Die Unterscheidung der vom Beklagten am Reisebus der Klägerin verursachten Schäden in die bei der Hinfahrt durch die zu enge Straße (Anstreifen des Busses an den Mauern) und die beim Rückwärtsfahren entstandenen (Kratzer durch Gestrüpp und Getriebeschaden wegen Überhitzung durch die Retourfahrt über zwei bis drei Kilometer bergauf) in „zwei separate Schadensereignisse“ hat einen versicherungstechnischen Hintergrund und ist ‑ entgegen der Ansicht des Revisionswerbers ‑ für die Frage seiner Haftung oder der Mäßigung seiner Ersatzpflicht nicht von Bedeutung. In der von ihm in diesem Zusammenhang zitierten Entscheidung 7 Ob 54/79 wurde ausgesprochen, dass auch eine Reihe von jeweils nicht grob fahrlässigen Fehlhandlungen in ihrer Gesamtheit grobe Fahrlässigkeit begründen kann (RIS‑Justiz RS0030372). Hier hat der Beklagte am Tag der Fahrt, an dem der von der Klägerin eingeforderte Schaden am Reisebus entstand, zunächst das (für ihn sichtbare) Verkehrsschild übersehen, das Lenker breiter Fahrzeuge vor der Weiterfahrt warnte. Er ist nach dem Anstreifen beider Längsseiten des Busses an einer engen Stelle der Straße dennoch weiter gefahren, bis es nicht mehr möglich war, vorwärts zu kommen, und er hat sich schließlich dafür entschieden, im Rückwärtsgang etwa zwei bis drei Kilometer bergauf zurück zu fahren, wodurch ein Getriebeschaden durch Überhitzung entstand und der Bus fahruntüchtig wurde. Welche Auswirkung eine getrennte Betrachtung von Schadensereignissen auf das Ergebnis der Beurteilung des Ersatzanspruchs der Klägerin im konkreten Fall haben sollte, vermag die Revision nicht darzulegen.

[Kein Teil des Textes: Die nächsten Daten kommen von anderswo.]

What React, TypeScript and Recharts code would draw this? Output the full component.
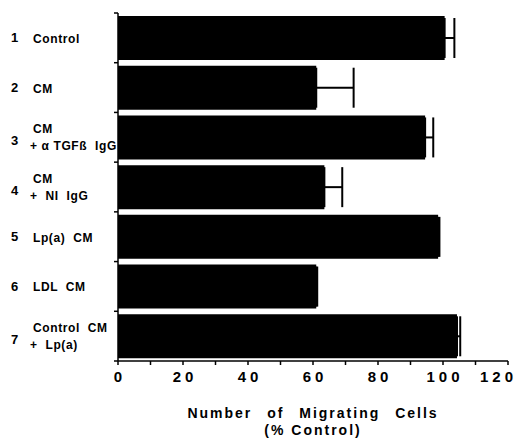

Der Revisionswerber zeigt in seinem Rechtsmittel letztlich nicht auf, dass die Vorinstanzen mit der Minderung des Schadenersatzes auf rund ein Drittel des der Klägerin entstandenen Schadens gegen die in der Rechtsprechung des Obersten Gerichtshofs anerkannten Kriterien für die Mäßigung, die schon begrifflich unscharf ist und keine exakte Rechnung sein kann (8 ObA 42/11a), verstoßen hätten. Dass es für das Mäßigungsrecht nach § 2 DHG keine „fixe“ Grenze dahin gibt, dass bei grober Fahrlässigkeit eine Mäßigung nur auf zwei Drittel des Schadens, bei leichter Fahrlässigkeit eine Mäßigung nur auf ein Drittel des Schadens vorgenommen werden könnte, wurde bereits entschieden (RIS‑Justiz RS0054738 [T3]).

4. Zum Zinsenbegehren lag die Behauptungslast dafür, weshalb der Klägerin der in § 49a erster Satz ASGG festgelegte Zinssatz nicht zustehen sollte, beim Beklagten (RIS‑Justiz RS0116030 [T3]). Unzutreffende Tatsachenbehauptungen (wie hier zum angeblich nicht schuldhaften Handeln des Beklagten) können die Berechtigung des Zinsenbegehrens nicht in Zweifel ziehen. Die Beurteilung, ob die Verzögerung der Zahlung auf einer unvertretbaren Rechtsansicht beruht, erfolgt letztlich aufgrund der konkreten Umstände im Einzelfall (RIS‑Justiz RS0116030 [T1]).

5. Andere für die Lösung des Falls erhebliche Gründe macht die außerordentliche Revision nicht geltend, weshalb sie insgesamt keine Rechtsfrage im Sinn des § 502 Abs 1 ZPO aufwirft.